While the logging system supports custom levels, the standard log levels are probably good enough for our purposes.

Managing dependencies of natcap.invest

When used effectively, the right dependencies can make reading, writing and interpreting a program or application much easier. Dependencies come at a cost, however, which can be observed in more complicated build, distribution, and installation processes. Dependencies also sometimes add some legal liabilities as well.

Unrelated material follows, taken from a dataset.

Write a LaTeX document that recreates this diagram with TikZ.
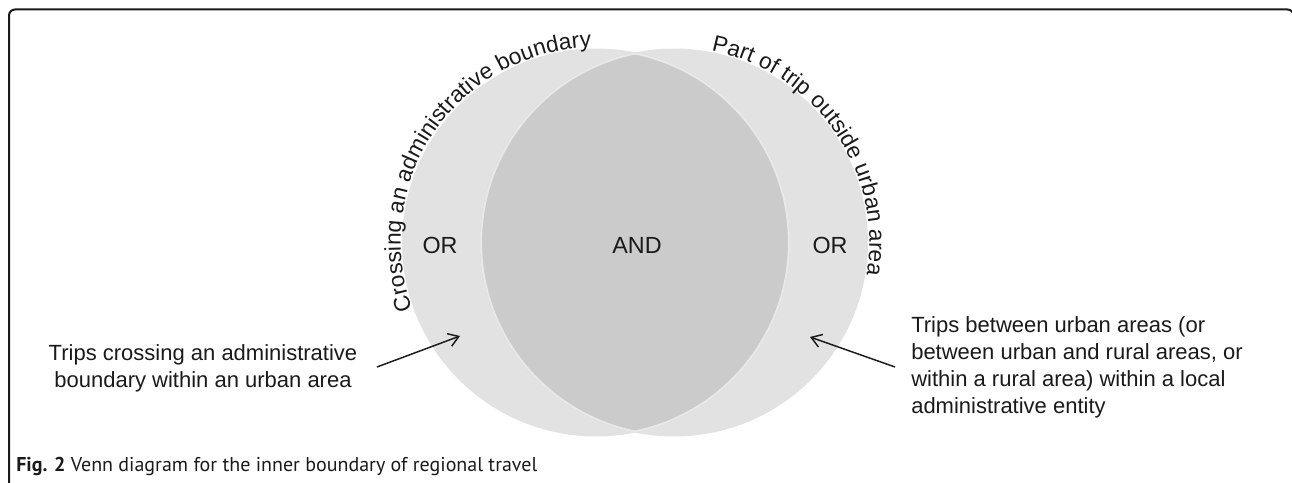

Unfortunately, adopting new dependencies can be costly:

  • When APIs change, we will eventually need to update how we use the package.
  • There are sometimes conflicts between packages. Sometimes this is merely a namespace issue, sometimes these conflicts can cause serious application crashes. * Real-world example of this: the interplay between the python package Shapely and the GDAL/OGR library, both of which are compiled against the C++ library GEOS, used for geometric operations. The C++ library that each was compiled against was compiled with slightly different flags, leading to a hard crash under certain circumstances. See this github issue for how things shook out.
  • Software libraries are developed under myriad different licenses, which makes distribution tricky and, in some cases (as with the GPL), could add a variety of legal liabilities to The Natural Capital Project.

Adding dependencies can be a Very Good Thing, but it should be done with tech lead approval or team consensus.

Documenting code within natcap.invest

Docstrings

InVEST uses Google-style docstrings within sphinx, which is one of the more readable of the docstring format standards. Important sections of the docstring to consider are:

  • Args, for describing the parameters of the function, including the type, whether it's optional, and any required structure or format details.
  • Returns, for describing any return values of the function.
  • Raises, if the function raises exceptions as part of the expected interface of the function. So, if someone can call this function, have the function raise an exception and have that be part of the normal flow of the program, that exception should be documented. No need to document all possible error states that might arise.

Inline comments

Inline comments should be considered a part of the source code itself, and should provide helpful contextual information. Consider future maintenance of the software when writing these docstrings. What is not 100% clear from reading the source code itself? Why was a constant chosen? How was a given technical decision or approximation chosen?